One of the hardest things for me has been explaining to friends and family just how bad HG is. Some have given the usual "crackers and ginger ale" suggestion (which is useless for a mom with HG), only to realize as I'm attempting a phone call with them that I'm actually having to pause in the conversation to vomit. Others say they want to help, but ask what I need. I need to stop vomiting! My house and life are so out of control at times that I don't know which end is up, and I'm unable to coordinate volunteers.
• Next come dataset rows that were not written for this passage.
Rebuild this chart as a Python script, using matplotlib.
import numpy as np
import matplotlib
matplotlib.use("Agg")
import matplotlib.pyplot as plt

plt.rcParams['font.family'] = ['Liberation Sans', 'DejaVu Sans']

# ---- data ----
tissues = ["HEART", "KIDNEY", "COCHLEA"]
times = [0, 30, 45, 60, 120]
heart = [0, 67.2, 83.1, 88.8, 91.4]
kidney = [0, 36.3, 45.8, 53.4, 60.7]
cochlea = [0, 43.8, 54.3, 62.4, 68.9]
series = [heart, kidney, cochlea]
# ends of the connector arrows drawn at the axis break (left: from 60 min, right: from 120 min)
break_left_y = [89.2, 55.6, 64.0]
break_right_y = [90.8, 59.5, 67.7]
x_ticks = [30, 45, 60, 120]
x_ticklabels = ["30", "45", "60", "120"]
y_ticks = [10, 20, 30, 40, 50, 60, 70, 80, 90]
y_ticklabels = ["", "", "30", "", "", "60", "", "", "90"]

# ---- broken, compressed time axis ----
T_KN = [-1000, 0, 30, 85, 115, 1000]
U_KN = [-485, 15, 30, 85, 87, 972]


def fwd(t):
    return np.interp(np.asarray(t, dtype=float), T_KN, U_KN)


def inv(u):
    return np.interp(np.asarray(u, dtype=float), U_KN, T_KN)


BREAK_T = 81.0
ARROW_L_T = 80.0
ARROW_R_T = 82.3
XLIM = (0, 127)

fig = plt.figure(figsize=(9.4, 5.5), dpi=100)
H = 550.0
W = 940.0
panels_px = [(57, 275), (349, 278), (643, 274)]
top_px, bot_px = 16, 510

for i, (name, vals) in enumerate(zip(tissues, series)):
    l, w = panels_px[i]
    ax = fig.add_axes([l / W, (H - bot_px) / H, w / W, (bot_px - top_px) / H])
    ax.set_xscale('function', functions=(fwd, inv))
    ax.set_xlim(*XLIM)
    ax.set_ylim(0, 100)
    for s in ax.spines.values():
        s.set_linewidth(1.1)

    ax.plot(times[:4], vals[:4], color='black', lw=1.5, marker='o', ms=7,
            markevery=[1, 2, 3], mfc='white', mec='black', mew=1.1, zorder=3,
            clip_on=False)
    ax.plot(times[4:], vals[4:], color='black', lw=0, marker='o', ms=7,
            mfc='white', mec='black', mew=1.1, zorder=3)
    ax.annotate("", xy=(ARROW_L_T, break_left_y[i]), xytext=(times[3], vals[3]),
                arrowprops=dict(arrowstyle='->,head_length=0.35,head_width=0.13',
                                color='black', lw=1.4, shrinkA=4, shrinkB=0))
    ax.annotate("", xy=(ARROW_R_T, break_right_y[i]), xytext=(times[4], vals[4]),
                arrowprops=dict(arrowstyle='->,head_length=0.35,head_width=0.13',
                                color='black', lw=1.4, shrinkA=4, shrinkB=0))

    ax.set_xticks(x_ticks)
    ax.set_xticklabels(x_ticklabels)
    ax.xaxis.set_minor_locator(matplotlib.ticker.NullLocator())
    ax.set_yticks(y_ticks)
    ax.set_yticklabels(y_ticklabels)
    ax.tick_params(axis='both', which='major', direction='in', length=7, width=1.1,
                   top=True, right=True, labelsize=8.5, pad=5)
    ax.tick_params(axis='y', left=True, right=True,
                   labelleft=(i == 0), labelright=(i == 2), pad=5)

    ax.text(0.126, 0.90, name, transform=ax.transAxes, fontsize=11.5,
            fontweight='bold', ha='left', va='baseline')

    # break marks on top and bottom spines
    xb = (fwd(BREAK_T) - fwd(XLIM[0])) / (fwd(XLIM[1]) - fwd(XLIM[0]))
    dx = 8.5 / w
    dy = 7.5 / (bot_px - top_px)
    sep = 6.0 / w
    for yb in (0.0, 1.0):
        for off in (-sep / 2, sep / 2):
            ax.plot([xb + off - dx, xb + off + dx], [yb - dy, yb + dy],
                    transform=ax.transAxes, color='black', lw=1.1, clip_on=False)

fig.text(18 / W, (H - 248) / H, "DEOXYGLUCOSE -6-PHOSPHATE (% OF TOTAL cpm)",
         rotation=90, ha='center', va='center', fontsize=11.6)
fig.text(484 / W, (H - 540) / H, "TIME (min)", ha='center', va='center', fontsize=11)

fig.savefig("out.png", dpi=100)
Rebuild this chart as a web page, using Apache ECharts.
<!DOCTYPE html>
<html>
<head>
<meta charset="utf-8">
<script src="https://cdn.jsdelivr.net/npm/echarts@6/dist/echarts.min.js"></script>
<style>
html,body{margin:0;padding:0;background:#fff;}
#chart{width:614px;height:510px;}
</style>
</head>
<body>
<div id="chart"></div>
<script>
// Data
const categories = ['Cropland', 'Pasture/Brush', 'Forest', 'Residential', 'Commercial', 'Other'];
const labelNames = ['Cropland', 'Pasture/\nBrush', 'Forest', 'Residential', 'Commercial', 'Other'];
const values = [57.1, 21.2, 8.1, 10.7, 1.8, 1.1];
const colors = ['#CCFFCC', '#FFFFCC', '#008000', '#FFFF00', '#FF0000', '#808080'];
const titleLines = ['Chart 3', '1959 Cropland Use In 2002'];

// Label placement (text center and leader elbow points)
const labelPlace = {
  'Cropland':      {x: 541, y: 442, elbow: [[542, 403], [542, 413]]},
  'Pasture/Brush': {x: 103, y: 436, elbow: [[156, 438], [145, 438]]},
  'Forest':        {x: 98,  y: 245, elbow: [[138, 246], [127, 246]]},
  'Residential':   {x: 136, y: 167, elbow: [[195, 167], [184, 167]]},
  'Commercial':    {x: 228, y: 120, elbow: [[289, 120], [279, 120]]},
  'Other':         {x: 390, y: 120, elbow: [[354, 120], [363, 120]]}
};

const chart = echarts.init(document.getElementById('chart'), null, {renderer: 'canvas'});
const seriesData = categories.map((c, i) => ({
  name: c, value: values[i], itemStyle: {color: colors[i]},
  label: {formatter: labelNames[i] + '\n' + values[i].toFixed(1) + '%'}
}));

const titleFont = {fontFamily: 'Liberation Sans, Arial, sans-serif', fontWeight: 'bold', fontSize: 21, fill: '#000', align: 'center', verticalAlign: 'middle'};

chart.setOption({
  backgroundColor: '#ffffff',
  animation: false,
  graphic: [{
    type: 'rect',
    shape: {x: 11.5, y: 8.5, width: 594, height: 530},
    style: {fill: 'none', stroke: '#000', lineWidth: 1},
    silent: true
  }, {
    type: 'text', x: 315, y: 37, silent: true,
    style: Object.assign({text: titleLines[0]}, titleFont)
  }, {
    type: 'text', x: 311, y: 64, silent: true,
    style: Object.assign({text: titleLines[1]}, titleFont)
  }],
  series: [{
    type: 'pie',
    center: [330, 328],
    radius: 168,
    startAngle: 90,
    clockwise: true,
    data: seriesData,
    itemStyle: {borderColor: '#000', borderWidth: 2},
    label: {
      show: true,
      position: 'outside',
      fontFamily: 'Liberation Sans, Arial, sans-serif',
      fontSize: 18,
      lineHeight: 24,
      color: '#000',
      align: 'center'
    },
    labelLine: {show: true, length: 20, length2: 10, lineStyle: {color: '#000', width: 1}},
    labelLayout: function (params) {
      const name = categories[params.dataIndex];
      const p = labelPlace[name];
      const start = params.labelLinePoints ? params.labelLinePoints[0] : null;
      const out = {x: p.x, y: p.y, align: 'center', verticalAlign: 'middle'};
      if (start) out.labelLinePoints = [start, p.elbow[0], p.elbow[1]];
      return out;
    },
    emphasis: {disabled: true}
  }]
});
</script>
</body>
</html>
The friend who has been the most help was one who didn't ask and just did, who showed up one morning to take my daughter to school, informed me that she would see me at the end of the school day, and has chauffered my daughter to and from school for the better part of two months, even though it's out of her way to do so. Others have taken my two older kids for the weekend, leaving me with the more easily managed youngest, who could be gated into a room with me with a selection of videos.

::: Depression :::

Perhaps the hardest part of having HG for me has been how utterly depressed I am. I can't drive at all, because merely backing the car out of the driveway will often have me vomiting. I ride along in the passenger seat when I do get out with my bucket clutched firmly in front of me. My bucket has gone everywhere with me: doctor's waiting rooms, my parents' house, even over to my son's daycare across the street to pick him up, because I'm afraid I will vomit in a friend's house, or in a doctor's office. At least one of my children has been vomited ON as I attempted a particularly messy clean-up when he had a stomach bug.
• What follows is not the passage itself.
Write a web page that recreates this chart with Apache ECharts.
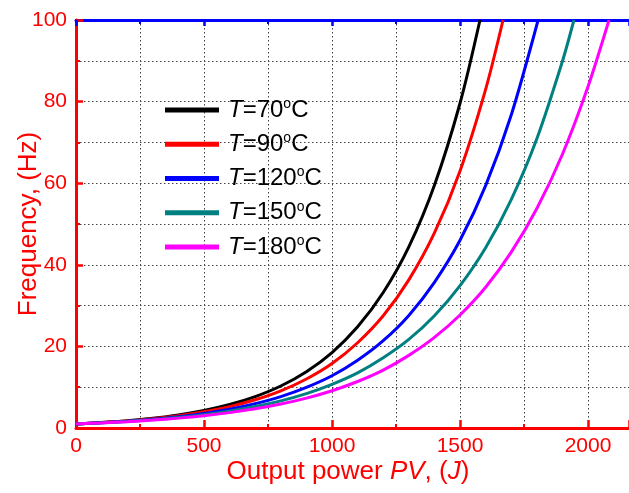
<!DOCTYPE html>
<html><head><meta charset="utf-8">
<script src="https://cdn.jsdelivr.net/npm/echarts@6/dist/echarts.min.js"></script>
<style>html,body{margin:0;padding:0;background:#fff}#c{width:629px;height:493px}</style>
</head><body><div id="c"></div>
<script>
// Data
const legendNames = ['T=70°C', 'T=90°C', 'T=120°C', 'T=150°C', 'T=180°C'];
const colors = ['#000000', '#ff0000', '#0000ff', '#008080', '#ff00ff'];
const xTicks = [0, 500, 1000, 1500, 2000];
const yTicks = [0, 20, 40, 60, 80, 100];

const x70 = [0, 100, 200, 300, 400, 500, 600, 700, 800, 900, 1000, 1100, 1200, 1300, 1400, 1500, 1578];
const y70 = [1.0, 1.34, 1.79, 2.40, 3.21, 4.30, 5.76, 7.71, 10.3, 13.8, 18.5, 24.8, 33.2, 44.4, 59.5, 79.6, 100];
const x90 = [0, 100, 200, 300, 400, 500, 600, 700, 800, 900, 1000, 1100, 1200, 1300, 1400, 1500, 1600, 1668];
const y90 = [1.0, 1.32, 1.74, 2.29, 3.02, 3.98, 5.24, 6.91, 9.10, 12.0, 15.8, 20.9, 27.5, 36.3, 47.8, 63.0, 83.0, 100];
const x120 = [0, 100, 200, 300, 400, 500, 600, 700, 800, 900, 1000, 1100, 1200, 1300, 1400, 1500, 1600, 1700, 1805];
const y120 = [1.0, 1.29, 1.67, 2.15, 2.77, 3.58, 4.62, 5.97, 7.70, 9.95, 12.8, 16.6, 21.4, 27.6, 35.7, 46.0, 59.4, 76.7, 100];
const x150 = [0, 100, 200, 300, 400, 500, 600, 700, 800, 900, 1000, 1100, 1200, 1300, 1400, 1500, 1600, 1700, 1800, 1900, 1945];
const y150 = [1.0, 1.27, 1.61, 2.04, 2.58, 3.27, 4.14, 5.25, 6.65, 8.43, 10.7, 13.5, 17.2, 21.7, 27.5, 34.9, 44.2, 56.0, 70.9, 89.9, 100];
const x180 = [0, 100, 200, 300, 400, 500, 600, 700, 800, 900, 1000, 1100, 1200, 1300, 1400, 1500, 1600, 1700, 1800, 1900, 2000, 2082];
const y180 = [1.0, 1.25, 1.56, 1.94, 2.42, 3.02, 3.77, 4.70, 5.87, 7.32, 9.14, 11.4, 14.2, 17.8, 22.2, 27.7, 34.5, 43.1, 53.8, 67.1, 83.7, 100];

const xs = [x70, x90, x120, x150, x180];
const ys = [y70, y90, y120, y150, y180];

const FONT = '"Liberation Sans", Arial, sans-serif';
const dotted = {show: true, lineStyle: {color: '#444', width: 1, type: [1.5, 2.5]}};

const chart = echarts.init(document.getElementById('c'));
chart.setOption({
  animation: false,
  backgroundColor: '#fff',
  grid: {left: 76, right: 0, top: 20, bottom: 65, containLabel: false, outerBoundsMode: 'none'},
  legend: {
    orient: 'vertical', left: 165, top: 97, itemGap: 8.25, padding: 0,
    icon: 'rect', itemWidth: 54, itemHeight: 5,
    data: legendNames,
    formatter: function (name) {
      const m = name.match(/^T=(\d+)°C$/);
      return '{i|T}{n|=' + m[1] + '}{s|o}{n|C}';
    },
    textStyle: {
      fontFamily: FONT, color: '#000',
      rich: {
        i: {fontFamily: FONT, fontSize: 24, fontStyle: 'italic', lineHeight: 26, color: '#000', padding: [0, 0, 0, 4]},
        n: {fontFamily: FONT, fontSize: 24, lineHeight: 26, color: '#000'},
        s: {fontFamily: FONT, fontSize: 14, lineHeight: 26, verticalAlign: 'top', color: '#000', padding: [0, 0, 12, 0]}
      }
    }
  },
  xAxis: [{
    type: 'value', min: 0, max: 2160, interval: 500, position: 'bottom',
    name: '{n|Output power }{i|PV}{n|, (}{i|J}{n|)}',
    nameLocation: 'middle', nameGap: 31, nameMoveOverlap: false,
    nameTextStyle: {
      padding: [0, 9, 0, 0],
      rich: {
        n: {fontFamily: FONT, fontSize: 26, color: '#ff0000'},
        i: {fontFamily: FONT, fontSize: 26, color: '#ff0000', fontStyle: 'italic'}
      }
    },
    axisLine: {show: true, lineStyle: {color: '#ff0000', width: 3}},
    axisTick: {show: true, inside: true, length: 8, lineStyle: {color: '#ff0000', width: 2.5}},
    minorTick: {show: true, splitNumber: 2, length: 4, lineStyle: {color: '#ff0000', width: 2}},
    axisLabel: {
      color: '#ff0000', fontFamily: FONT, fontSize: 21, margin: 8, showMaxLabel: false,
      formatter: v => xTicks.indexOf(v) >= 0 ? String(v) : ''
    },
    splitLine: dotted,
    minorSplitLine: dotted
  }, {
    type: 'value', min: 0, max: 2160, interval: 500, position: 'top',
    axisLine: {show: true, lineStyle: {color: '#0000ff', width: 3}},
    axisTick: {show: true, inside: true, length: 6, lineStyle: {color: '#0000ff', width: 2.5}},
    minorTick: {show: true, splitNumber: 2, length: 4, lineStyle: {color: '#0000ff', width: 2}},
    axisLabel: {show: false},
    splitLine: {show: false}
  }],
  yAxis: {
    type: 'value', min: 0, max: 100, interval: 20,
    name: 'Frequency, (Hz)', nameLocation: 'middle', nameGap: 34, nameMoveOverlap: false,
    nameTextStyle: {fontFamily: FONT, fontSize: 26, color: '#ff0000'},
    axisLine: {show: true, lineStyle: {color: '#ff0000', width: 3}},
    axisTick: {show: true, inside: true, length: 7, lineStyle: {color: '#ff0000', width: 2.5}},
    minorTick: {show: true, splitNumber: 2, length: 4, lineStyle: {color: '#ff0000', width: 2}},
    axisLabel: {
      color: '#ff0000', fontFamily: FONT, fontSize: 21, margin: 9,
      formatter: v => yTicks.indexOf(v) >= 0 ? String(v) : ''
    },
    splitLine: dotted,
    minorSplitLine: dotted
  },
  series: legendNames.map((n, k) => ({
    name: n, type: 'line', xAxisIndex: 0, showSymbol: false, symbol: 'none', smooth: 0.3,
    lineStyle: {color: colors[k], width: 3},
    itemStyle: {color: colors[k]},
    data: xs[k].map((x, i) => [x, ys[k][i]])
  }))
});
</script></body></html>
But the worst part is that I feel like a failure. I can't take care of my children properly. I can't get down on the floor and move around and play with them, and most days, if I make it from my bed to the couch next to my computer, I'm having a good day. My oldest, Beanie, claims to understand, but how can she? For two months, we've done no craft projects, and many times, even a game of checkers in bed is more than I can handle. My husband is frustrated by my inability to get around and do simple tasks like grocery shopping and banking and cooking dinner, and my friends go without so much as a phone call.

On top of it all are many doctors who either don't know or don't believe HG is a condition. One on-call doctor returned my call letting them know I wasn't keeping anything down by telling me to lay in bed and "don't move [my] head." Well, that's handy. How do I keep an eye on my kids? Or go to the bathroom?
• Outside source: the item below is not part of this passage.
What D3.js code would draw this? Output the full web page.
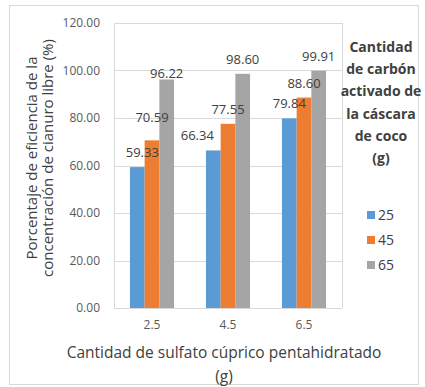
<!DOCTYPE html>
<html><head><meta charset="utf-8">
<script src="https://cdn.jsdelivr.net/npm/d3@7"></script>
<style>body{margin:0;background:#fff}svg{display:block}text{font-family:"Open Sans","Noto Sans",sans-serif}</style>
</head><body><svg id="c" width="425" height="387"></svg>
<script>
const categories = ["2.5", "4.5", "6.5"];
const seriesNames = ["25", "45", "65"];
const values25 = [59.33, 66.34, 79.84];
const values45 = [70.59, 77.55, 88.60];
const values65 = [96.22, 98.60, 99.91];
const yTicks = [0, 20, 40, 60, 80, 100, 120];
const colors = ["#5b9bd5", "#ed7d31", "#a5a5a5"];
// label nudges [dx, dy] per series/category
const labelNudge = [[[5,0],[-16,0],[0,0]],[[0,-8],[0,0],[0,0]],[[0,9],[0,0],[0,0]]];

const series = [values25, values45, values65];
const svg = d3.select("#c");
const m = {l:114, r:342, t:23, b:308};

svg.append("rect").attr("x",9.5).attr("y",5.5).attr("width",409).attr("height",379)
  .attr("fill","none").attr("stroke","#d9d9d9");

const x = d3.scaleBand().domain(categories).range([m.l, m.r]).paddingInner(0.42).paddingOuter(0.21);
const xs = d3.scaleBand().domain(seriesNames).range([0, x.bandwidth()]);
const y = d3.scaleLinear().domain([0,120]).range([m.b, m.t]);

// gridlines
svg.append("g").selectAll("line").data(yTicks).join("line")
  .attr("x1", m.l).attr("x2", m.r).attr("y1", d=>Math.round(y(d))+0.5).attr("y2", d=>Math.round(y(d))+0.5)
  .attr("stroke", "#d9d9d9").attr("stroke-width",1);
svg.append("line").attr("x1",m.l+0.5).attr("x2",m.l+0.5).attr("y1",m.t).attr("y2",m.b).attr("stroke","#d9d9d9");
svg.append("line").attr("x1",m.r+0.5).attr("x2",m.r+0.5).attr("y1",m.t).attr("y2",m.b).attr("stroke","#d9d9d9");

// y axis labels
const yAxis = d3.axisLeft(y).tickValues(yTicks).tickFormat(d3.format(".2f")).tickSize(0).tickPadding(14);
const ga = svg.append("g").attr("transform",`translate(${m.l},0)`).call(yAxis);
ga.select(".domain").remove();
ga.selectAll("text").attr("fill","#595959").attr("font-size",12);

// x axis labels
const xAxis = d3.axisBottom(x).tickSize(0).tickPadding(12);
const gx = svg.append("g").attr("transform",`translate(0,${m.b})`).call(xAxis);
gx.select(".domain").remove();
gx.selectAll("text").attr("fill","#595959").attr("font-size",12);

// bars
const barLayer = svg.append("g");
const labelLayer = svg.append("g");
series.forEach((vals, si) => {
  barLayer.append("g").selectAll("rect").data(vals).join("rect")
    .attr("x", (d,i)=>x(categories[i]) + xs(seriesNames[si]))
    .attr("width", xs.bandwidth())
    .attr("y", d=>y(d)).attr("height", d=>y(0)-y(d))
    .attr("fill", colors[si]);
  labelLayer.append("g").selectAll("text").data(vals).join("text")
    .attr("x", (d,i)=>x(categories[i]) + xs(seriesNames[si]) + xs.bandwidth()/2 + labelNudge[si][i][0])
    .attr("y", (d,i)=>y(d) - 10 + labelNudge[si][i][1])
    .attr("text-anchor","middle").attr("font-size",13).attr("fill","#404040")
    .text(d=>d3.format(".2f")(d));
});

// y title
const yt = svg.append("text").attr("transform","translate(37,158) rotate(-90)")
  .attr("text-anchor","middle").attr("font-size",15).attr("fill","#404040");
yt.append("tspan").attr("x",0).attr("dy",0).text("Porcentaje de eficiencia de la");
yt.append("tspan").attr("x",0).attr("dy",16).text("concentración de cianuro libre (%)");

// x title
const xt = svg.append("text").attr("text-anchor","middle").attr("font-size",15.5).attr("fill","#404040");
xt.append("tspan").attr("x",224).attr("y",358).text("Cantidad de sulfato cúprico pentahidratado");
xt.append("tspan").attr("x",224).attr("y",382).text("(g)");

// legend title
const lt = ["Cantidad","de carbón","activado de","la cáscara","de coco","(g)"];
svg.append("g").selectAll("text").data(lt).join("text")
  .attr("x",381).attr("y",(d,i)=>52+i*22.2).attr("text-anchor","middle")
  .attr("font-size",14).attr("font-weight","bold").attr("fill","#404040").text(d=>d);

// legend items
const lg = svg.append("g").selectAll("g").data(seriesNames).join("g")
  .attr("transform",(d,i)=>`translate(367,${215+i*25})`);
lg.append("rect").attr("x",0).attr("y",-4).attr("width",8).attr("height",8).attr("fill",(d,i)=>colors[i]);
lg.append("text").attr("x",11).attr("y",5).attr("font-size",14).attr("fill","#404040").text(d=>d);
</script></body></html>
::: An End to My Rambling :::

I know something now that I'm very glad that I didn't know when I was pregnant with my three children: the difference between "morning sickness" and HG. Morning sickness is a truly awful experience that was nearly unbearable at the time. It's named incorrectly, and is frustrating. However, hyperemesis is hell on earth, plain and simple. I have no doubt in my mind that I will volunteer as a buddy on the HER forums when my stint is done, providing whatever sympathetic ear I can to other moms going through the same thing. The one thing that I hope anyone bothering to read through this takes away is how severe this condition can be. I'm one of the lucky ones: I don't have a PICC line for fluids; I get them only on occasion when I know I'm severely dehydrated. I've found a medication that gets me to a manageable level where I can keep some food and liquids down. There are many more moms out there who aren't as lucky as I am, who are getting hyperalimentation for nutrition, and spend nine solid months doing nothing but vomiting with no relief in sight other than delivery. As scary as it's been for me the days where I can't even keep down a sip of water, I've had success in treatment, and many others don't. And morning sickness just doesn't compare, having been in both situations myself.